Steel Pole Bathtub
with Faith No More at Avalon
by Joe Hacking
While herds of sports fans crushed into Fenway Park on May 18th, droves of dedicated Faith No More disciples crushed into Avalon to check out a guaranteed night of funk metal. Not too many people even knew what Steel Pole Bathtub was all about, so when they strolled on stage, the response was polite. I’d like to say the crowd went wild as the set progressed, but the young crowd was pretty much there to see FNM, and SPB was doing some pretty weird, cathartic stuff. Sounding like a cross between early Pink Floyd, The Clash and Melvins, Steel Pole Bathtub shed some sweat upon Avalon’s stage that night and delivered a high-energy performance in the face of an impatient room.
Their tunes possessed a catchiness caused by guitarist Mike Morasky’s percussive style and Darren Mor-X’s tight, military/tribal drumming. Dale Flattum seemed to revel in creating a deep bass pond in which the other two splashed. Sound effects and samples drifted out of the amps as they droned and shimmered their way through their short set, but the most important thing to know about Steel Pole Bathtub is that they dropped into a smoking groove and jammed it out until their time was up. Then it was FNM’s turn.
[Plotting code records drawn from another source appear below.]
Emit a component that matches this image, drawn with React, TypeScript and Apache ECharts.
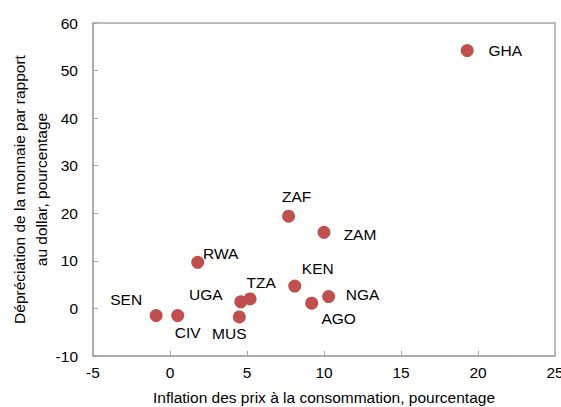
import React, { useEffect, useRef } from "react";
import * as echarts from "echarts";

const countries = ["GHA", "ZAF", "ZAM", "RWA", "KEN", "NGA", "AGO", "TZA", "UGA", "MUS", "CIV", "SEN"];
const inflation = [19.3, 7.7, 10.0, 1.8, 8.1, 10.3, 9.2, 5.2, 4.6, 4.5, 0.5, -0.9];
const depreciation = [54.2, 19.4, 16.0, 9.7, 4.7, 2.5, 1.1, 2.0, 1.4, -1.8, -1.5, -1.5];
const labelOffsets: [number, number][] = [
  [38, 0], [8, -20], [36, 2], [23, -9], [23, -18], [34, -2],
  [27, 15], [11, -16], [-35, -7], [-10, 17], [10, 17], [-30, -16],
];

const xTicks = [-5, 25, 5];
const yTicks = [-10, 60, 10];

export default function App() {
  const ref = useRef<HTMLDivElement>(null);
  useEffect(() => {
    if (!ref.current) return;
    const chart = echarts.init(ref.current, null, { renderer: "svg" });
    const font = "'Liberation Sans', Arial, sans-serif";
    const axisColor = "#a6a6a6";
    const fs = 15.5;
    chart.setOption({
      animation: false,
      textStyle: { fontFamily: font },
      grid: {
        left: 93, right: 6, top: 23, bottom: 51,
        outerBoundsMode: "none",
        containLabel: false,
        show: true, borderColor: axisColor, borderWidth: 1.5,
      },
      xAxis: {
        type: "value",
        min: xTicks[0], max: xTicks[1], interval: xTicks[2],
        name: "Inflation des prix à la consommation, pourcentage",
        nameLocation: "middle", nameGap: 33,
        nameMoveOverlap: false,
        nameTextStyle: { fontSize: fs, color: "#000", fontFamily: font },
        axisLine: { show: true, onZero: false, lineStyle: { color: axisColor, width: 1.5 } },
        axisTick: { show: true, inside: true, length: 5, lineStyle: { color: axisColor } },
        axisLabel: { fontSize: fs, color: "#000", margin: 8, fontFamily: font },
        splitLine: { show: false },
      },
      yAxis: {
        type: "value",
        min: yTicks[0], max: yTicks[1], interval: yTicks[2],
        name: "Dépréciation de la monnaie par rapport\nau dollar, pourcentage",
        nameLocation: "middle", nameGap: 41,
        nameMoveOverlap: false,
        nameTextStyle: { fontSize: fs, color: "#000", lineHeight: 22, fontFamily: font },
        axisLine: { show: true, onZero: false, lineStyle: { color: axisColor, width: 1.5 } },
        axisTick: { show: true, inside: true, length: 5, lineStyle: { color: axisColor } },
        axisLabel: { fontSize: fs, color: "#000", margin: 15, fontFamily: font },
        splitLine: { show: false },
      },
      series: [
        {
          type: "scatter",
          symbolSize: 13,
          itemStyle: { color: "#C0504D", opacity: 1 },
          data: countries.map((c, i) => ({
            name: c,
            value: [inflation[i], depreciation[i]],
            label: {
              show: true,
              position: "inside",
              offset: labelOffsets[i],
              formatter: c,
              fontSize: fs,
              color: "#000",
              fontFamily: font,
            },
          })),
        },
      ],
    });
    return () => chart.dispose();
  }, []);
  return <div ref={ref} style={{ width: 561, height: 407, position: "absolute", left: 0, top: 0 }} />;
}
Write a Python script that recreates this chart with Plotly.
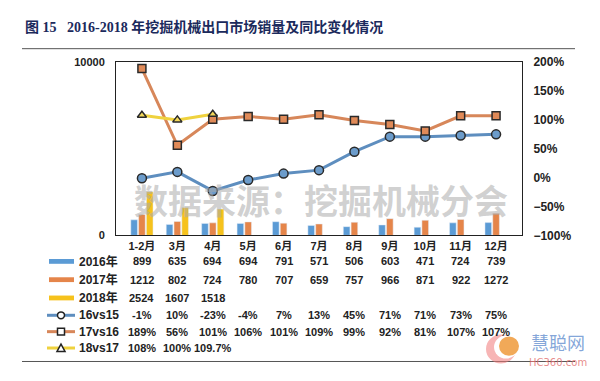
import plotly.graph_objects as go

categories = ["1-2月", "3月", "4月", "5月", "6月", "7月", "8月", "9月", "10月", "11月", "12月"]
sales_2016 = [899, 635, 694, 694, 791, 571, 506, 603, 471, 724, 739]
sales_2017 = [1212, 802, 724, 780, 707, 659, 757, 966, 871, 922, 1272]
sales_2018 = [2524, 1607, 1518]
yoy_16vs15 = [-1, 10, -23, -4, 7, 13, 45, 71, 71, 73, 75]
yoy_17vs16 = [189, 56, 101, 106, 101, 109, 99, 92, 81, 107, 107]
yoy_18vs17 = [108, 100, 109.7]
yoy_18_labels = ["108%", "100%", "109.7%"]

# page body has an 8px default margin: size the figure so it fits the 600x381 window
OFF = 8
W, H = 600 - OFF, 381 - OFF
def px(x):
    return (x - OFF) / W
def py(y):
    return 1 - (y - OFF) / H

C16, C17, C18 = "#5B9BD5", "#E5854A", "#F6C21C"
L16, L17, L18 = "#5E8EBF", "#D7875A", "#EFD23E"
NUMFONT = "Liberation Sans, Arial, Noto Sans CJK SC"

fig = go.Figure()
fig.add_trace(go.Bar(x=categories, y=sales_2016, marker_color=C16, name="2016年"))
fig.add_trace(go.Bar(x=categories, y=sales_2017, marker_color=C17, name="2017年"))
fig.add_trace(go.Bar(x=categories[:len(sales_2018)], y=sales_2018, marker_color=C18, name="2018年"))

fig.add_trace(go.Scatter(x=categories, y=[v / 100 for v in yoy_16vs15], yaxis="y2",
                         mode="lines+markers", line=dict(color=L16, width=3),
                         marker=dict(symbol="circle", size=9, color="#6C9CCB",
                                     line=dict(color="#2a2a2a", width=1.5)), name="16vs15"))
fig.add_trace(go.Scatter(x=categories, y=[v / 100 for v in yoy_17vs16], yaxis="y2",
                         mode="lines+markers", line=dict(color=L17, width=3),
                         marker=dict(symbol="square", size=8, color="#E08A58",
                                     line=dict(color="#2a2a2a", width=1.5)), name="17vs16"))
fig.add_trace(go.Scatter(x=categories[:len(yoy_18vs17)], y=[v / 100 for v in yoy_18vs17], yaxis="y2",
                         mode="lines+markers", line=dict(color=L18, width=3),
                         marker=dict(symbol="triangle-up", size=8, color="#F3D85A",
                                     line=dict(color="#2a2a2a", width=1.5)), name="18vs17"))

fig.update_layout(
    width=W, height=H,
    margin=dict(l=0, r=0, t=0, b=0),
    paper_bgcolor="white", plot_bgcolor="white",
    showlegend=False,
    barmode="group", bargap=0.34, bargroupgap=0.15,
    xaxis=dict(domain=[px(116), px(522)], type="category", showline=True, mirror=True,
               linecolor="#222", linewidth=1, ticks="", showgrid=False,
               tickfont=dict(family="Liberation Sans, Noto Sans CJK SC", size=11, color="#222", weight="bold")),
    yaxis=dict(domain=[py(237), py(57)], range=[0, 10000], tickvals=[0, 10000],
               ticktext=["0", "10000"], showline=True, linecolor="#222", linewidth=1,
               showgrid=False, zeroline=False, ticks="", ticklabelstandoff=8,
               tickfont=dict(family=NUMFONT, size=11, color="#222", weight="bold")),
    yaxis2=dict(overlaying="y", side="right", range=[-1, 2], dtick=0.5, tickformat=".0%",
                showline=True, linecolor="#222", linewidth=1, showgrid=False, zeroline=False,
                ticks="", ticklabelstandoff=8,
                tickfont=dict(family=NUMFONT, size=12, color="#222", weight="bold")),
    font=dict(family=NUMFONT),
)

annotations = []
shapes = []

# Title and rules
annotations.append(dict(xref="paper", yref="paper", x=px(23), y=py(20), xanchor="left", yanchor="middle",
                        text="图 15&nbsp;&nbsp;&nbsp;2016-2018 年挖掘机械出口市场销量及同比变化情况", showarrow=False,
                        font=dict(family="Liberation Serif, Noto Sans CJK SC", size=14, color="#1B2A5C", weight="bold")))
shapes.append(dict(type="line", xref="paper", yref="paper", x0=px(22), x1=px(575), y0=py(43), y1=py(43),
                   line=dict(color="#555", width=1)))
shapes.append(dict(type="line", xref="paper", yref="paper", x0=px(22), x1=px(575), y0=py(368), y1=py(368),
                   line=dict(color="#555", width=1)))

# Watermark
annotations.append(dict(xref="paper", yref="paper", x=px(321), y=py(200), xanchor="center", yanchor="middle",
                        text="数据来源：挖掘机械分会", showarrow=False,
                        font=dict(family="Noto Sans CJK SC", size=34, color="rgba(170,170,170,0.55)", weight="bold")))

# Data table
row_y = [264, 283, 302, 320, 337, 354]
rows = [
    ("2016年", [str(v) for v in sales_2016]),
    ("2017年", [str(v) for v in sales_2017]),
    ("2018年", [str(v) for v in sales_2018]),
    ("16vs15", [f"{v}%" for v in yoy_16vs15]),
    ("17vs16", [f"{v}%" for v in yoy_17vs16]),
    ("18vs17", yoy_18_labels),
]
for (label, vals), yy in zip(rows, row_y):
    annotations.append(dict(xref="paper", yref="paper", x=px(77), y=py(yy), xanchor="left", yanchor="middle",
                            text=label, showarrow=False,
                            font=dict(family=NUMFONT, size=12, color="#222", weight="bold")))
    for cat, t in zip(categories, vals):
        annotations.append(dict(xref="x", yref="paper", x=cat, y=py(yy), xanchor="center", yanchor="middle",
                                text=t, showarrow=False,
                                font=dict(family=NUMFONT, size=11, color="#222", weight="bold")))

# Legend swatches for bars
for col, yy in zip([C16, C17, C18], row_y[:3]):
    shapes.append(dict(type="rect", xref="paper", yref="paper", x0=px(49), x1=px(74),
                       y0=py(yy + 2.5), y1=py(yy - 2.5), line=dict(width=0), fillcolor=col))
# Legend swatches for lines
mx = 61
for col, yy in zip([L16, L17, L18], row_y[3:]):
    shapes.append(dict(type="line", xref="paper", yref="paper", x0=px(47), x1=px(75),
                       y0=py(yy), y1=py(yy), line=dict(color=col, width=3)))
shapes.append(dict(type="circle", xref="paper", yref="paper", x0=px(mx - 3.5), x1=px(mx + 3.5),
                   y0=py(row_y[3] + 3.5), y1=py(row_y[3] - 3.5), fillcolor="white",
                   line=dict(color="#222", width=1.5)))
shapes.append(dict(type="rect", xref="paper", yref="paper", x0=px(mx - 3.5), x1=px(mx + 3.5),
                   y0=py(row_y[4] + 3.5), y1=py(row_y[4] - 3.5), fillcolor="white",
                   line=dict(color="#222", width=1.5)))
ty = row_y[5]
shapes.append(dict(type="path", xref="paper", yref="paper",
                   path=f"M {px(mx-4)},{py(ty+3.5)} L {px(mx+4)},{py(ty+3.5)} L {px(mx)},{py(ty-4)} Z",
                   fillcolor="white", line=dict(color="#222", width=1.5)))

# Site watermark logo
shapes.append(dict(type="circle", xref="paper", yref="paper", x0=px(486), x1=px(516), y0=py(370), y1=py(340),
                   fillcolor="rgba(240,120,120,0.55)", line=dict(width=0)))
shapes.append(dict(type="circle", xref="paper", yref="paper", x0=px(494), x1=px(518), y0=py(365), y1=py(341),
                   fillcolor="white", line=dict(width=0)))
shapes.append(dict(type="circle", xref="paper", yref="paper", x0=px(499), x1=px(519), y0=py(362), y1=py(342),
                   fillcolor="rgba(240,160,70,0.9)", line=dict(width=0)))
annotations.append(dict(xref="paper", yref="paper", x=px(558), y=py(348), xanchor="center", yanchor="middle",
                        text="慧聪网", showarrow=False,
                        font=dict(family="Noto Sans CJK SC", size=18, color="rgba(110,150,210,0.85)")))
annotations.append(dict(xref="paper", yref="paper", x=px(558), y=py(369), xanchor="center", yanchor="middle",
                        text="HC360.com", showarrow=False,
                        font=dict(family="DejaVu Sans", size=10, color="rgba(225,110,110,0.8)")))

fig.update_layout(annotations=annotations, shapes=shapes)
fig.write_html("out.html")
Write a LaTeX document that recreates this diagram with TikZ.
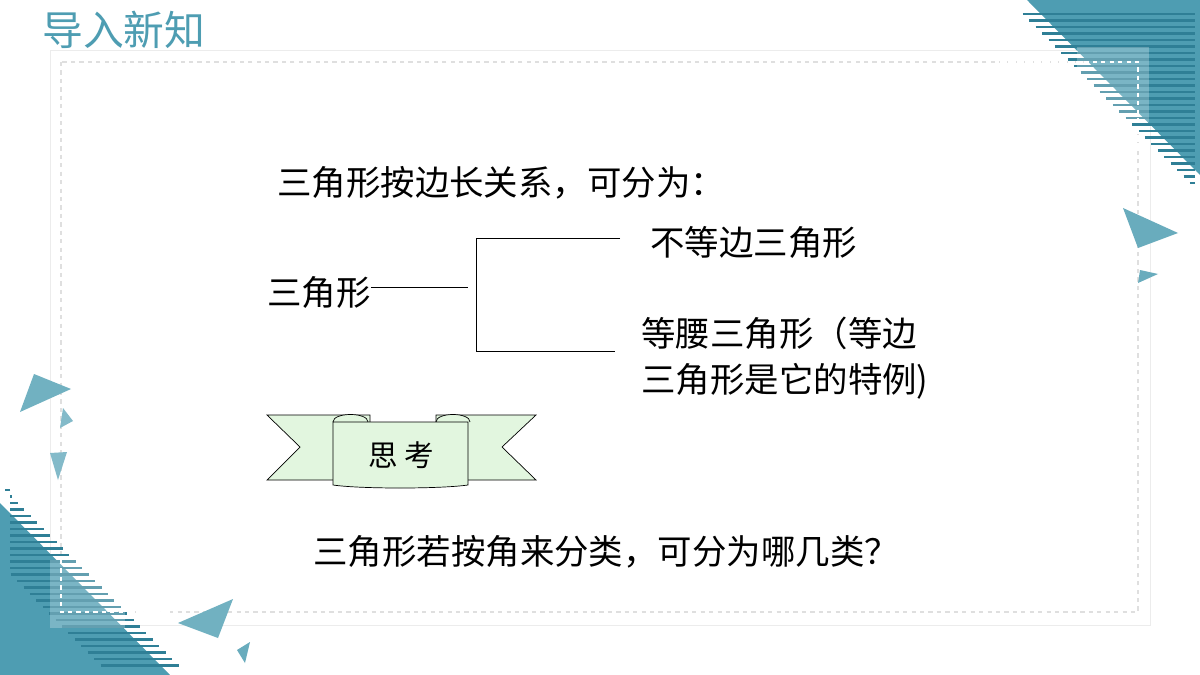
\documentclass[tikz,border=0pt]{standalone}
\usepackage{fontspec}
\newfontfamily\cjk{Noto Sans CJK SC}
\begin{document}
\begin{tikzpicture}[x=0.025cm,y=-0.025cm,
  txt/.style={anchor=west,inner sep=0pt,font=\cjk\fontsize{24.5}{29}\selectfont},
  ln/.style={draw=black,line width=0.5pt}]
\definecolor{tealc}{HTML}{4E9DB2}
\definecolor{teald}{HTML}{2F7F96}
\definecolor{ribbon}{HTML}{E2F6DF}
\useasboundingbox (0,0) rectangle (1200,675);
\fill[white] (0,0) rectangle (1200,675);
% frame
\draw[gray!15,line width=0.6pt] (50,50) rectangle (1150,625);
\draw[gray!25,dashed,line width=0.8pt] (61,62) rectangle (1138,612);
% top-right decoration
\fill[tealc] (1027,0) -- (1200,0) -- (1200,175) -- cycle;
\foreach \y in {14,20.5,...,186} {
  \draw[teald,line width=1.6pt] ({1009+\y*0.9886},\y) -- (1195,\y);}
\fill[white,opacity=0.25] (1077,47) rectangle (1149,122);
\draw[white,dashed,line width=0.8pt] (1000,62) -- (1138,62) -- (1138,150);
% bottom-left decoration
\fill[tealc] (0,503) -- (0,675) -- (170,675) -- cycle;
\foreach \y in {490,496.5,...,668} {
  \draw[teald,line width=1.6pt] ({max(10,(\y-503)*0.9884-60)},\y) -- ({(\y-503)*0.9884+18},\y);}
\fill[white,opacity=0.25] (50,560) rectangle (125,628);
\draw[white,dashed,line width=0.8pt] (61,560) -- (61,612) -- (170,612);
% small triangles
\fill[tealc!85] (1123,208) -- (1178,233) -- (1138,248) -- cycle;
\fill[tealc!85] (1140,270) -- (1158,274) -- (1138,283) -- cycle;
\fill[tealc!80] (34,374) -- (71,389) -- (20,412) -- cycle;
\fill[tealc!70] (63,408) -- (73,421) -- (60,428) -- cycle;
\fill[tealc!70] (50,453) -- (67,452) -- (58,480) -- cycle;
\fill[tealc!80] (178,623) -- (233,599) -- (218,638) -- cycle;
\fill[tealc!85] (237,650) -- (250,642) -- (245,663) -- cycle;
% title
\node[anchor=west,inner sep=0pt,text=tealc,font=\cjk\fontsize{29}{32}\selectfont] (title) at (42,30) {导入新知};
% texts
\node[txt] (t1) at (277,183) {三角形按边长关系，可分为：};
\node[txt] (tri) at (267,292) {三角形};
\node[txt] (a) at (650,242) {不等边三角形};
\node[txt,align=left] (b) at (641,358) {等腰三角形（等边\\[4pt]三角形是它的特例)};
\node[txt] (q) at (313,552) {三角形若按角来分类，可分为哪几类？};
\coordinate (j) at (468,287);
\coordinate (v1) at (476,238);
\coordinate (v2) at (476,351);
\coordinate (e1) at (620,238);
\coordinate (e2) at (615,351);
\draw[ln] (tri.east |- j) -- (j);
\draw[ln] (e1) -- (v1) -- (v2) -- (e2);
% ribbon
\draw[ln,fill=ribbon] (267,415) -- (370,415) -- (370,480) -- (267,480) -- (300,447) -- cycle;
\draw[ln,fill=ribbon] (536,415) -- (436,415) -- (436,480) -- (536,480) -- (502,447) -- cycle;
\draw[ln,fill=ribbon] (333,422) .. controls (333,412) and (368,412) .. (368,422);
\draw[ln,fill=ribbon] (436,422) .. controls (436,412) and (470,412) .. (470,422);
\draw[ln,fill=ribbon] (333,422) -- (468,422) -- (468,485) .. controls (440,489) and (360,489) .. (333,485) -- cycle;
\node[font=\cjk\fontsize{21}{24}\selectfont] (think) at (401,455) {思 考};
\end{tikzpicture}
\end{document}
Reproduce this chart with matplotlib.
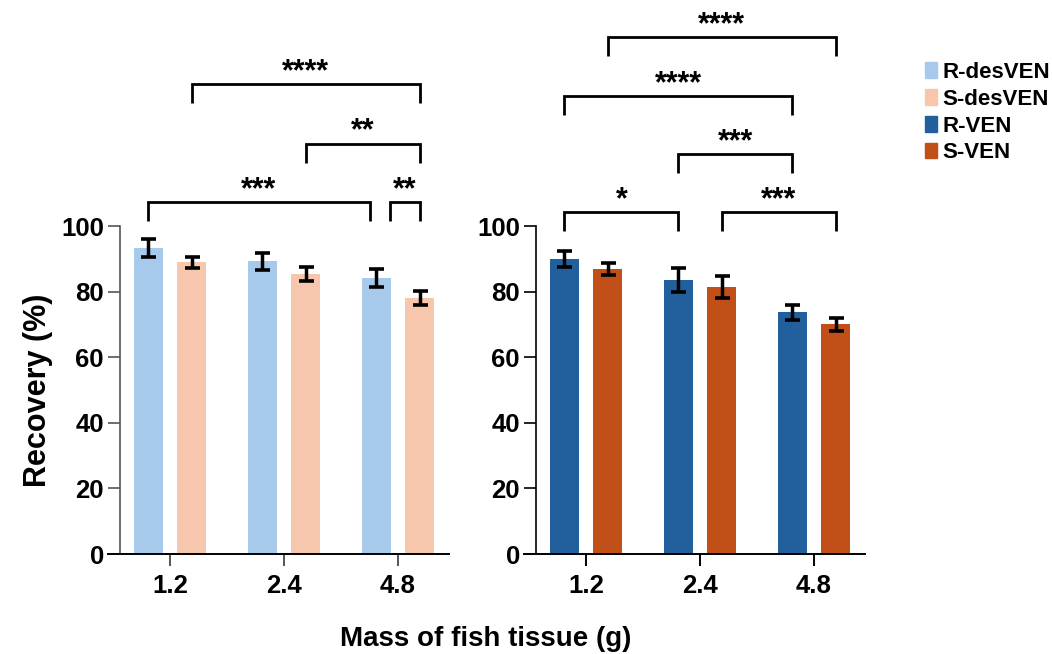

The crowd exploded in unison, followed by the amps exploding with the sound of “Ricochet” from their new album, King For A Day Fool For A Lifetime (Slash) FNM came on like a fully-loaded tractor trailer doing 100 MPH in the slow lane. Singer Mike Patton was the caffeined-out driver of the FNM semi, leaping, thrusting and jerking from the get-go like a poster boy for hypoglycemia. They barreled right into a flawless “Mid-Life Crisis,” turning the pit into a writhing, moshing sea as Mike Bordin’s drums punched the air like a sonic sledge.
Unfortunately, for all his energy, Patton’s voice was blown out from some previous night’s ululations. But replacement guitarist Dean Menta (replacing the phantom Mr. Bungle guitarist, who recorded on King For A Day…) was solid. There were times when Jim Martin’s metal attitude was missed, but as a stand-in, Menta was great, considering he was a roadie before the tour. Keyboardist Roddy Bottum provided the candy coating which makes FNM so smooth, especially on the disco-colored “Evidence,” also from King For A Day… Mike Gould gets second place for Best Stage Presence behind Patton. He is almost single-handedly responsible for FNM’s funk edge, which he displayed during “Epic.” Faith No More stand as one of the most creative, risk-taking bands around, while Mike Patton is one of the most entertaining, diverse talents of our generation. Their live performance lives up to this statement. If they come around again, catch them!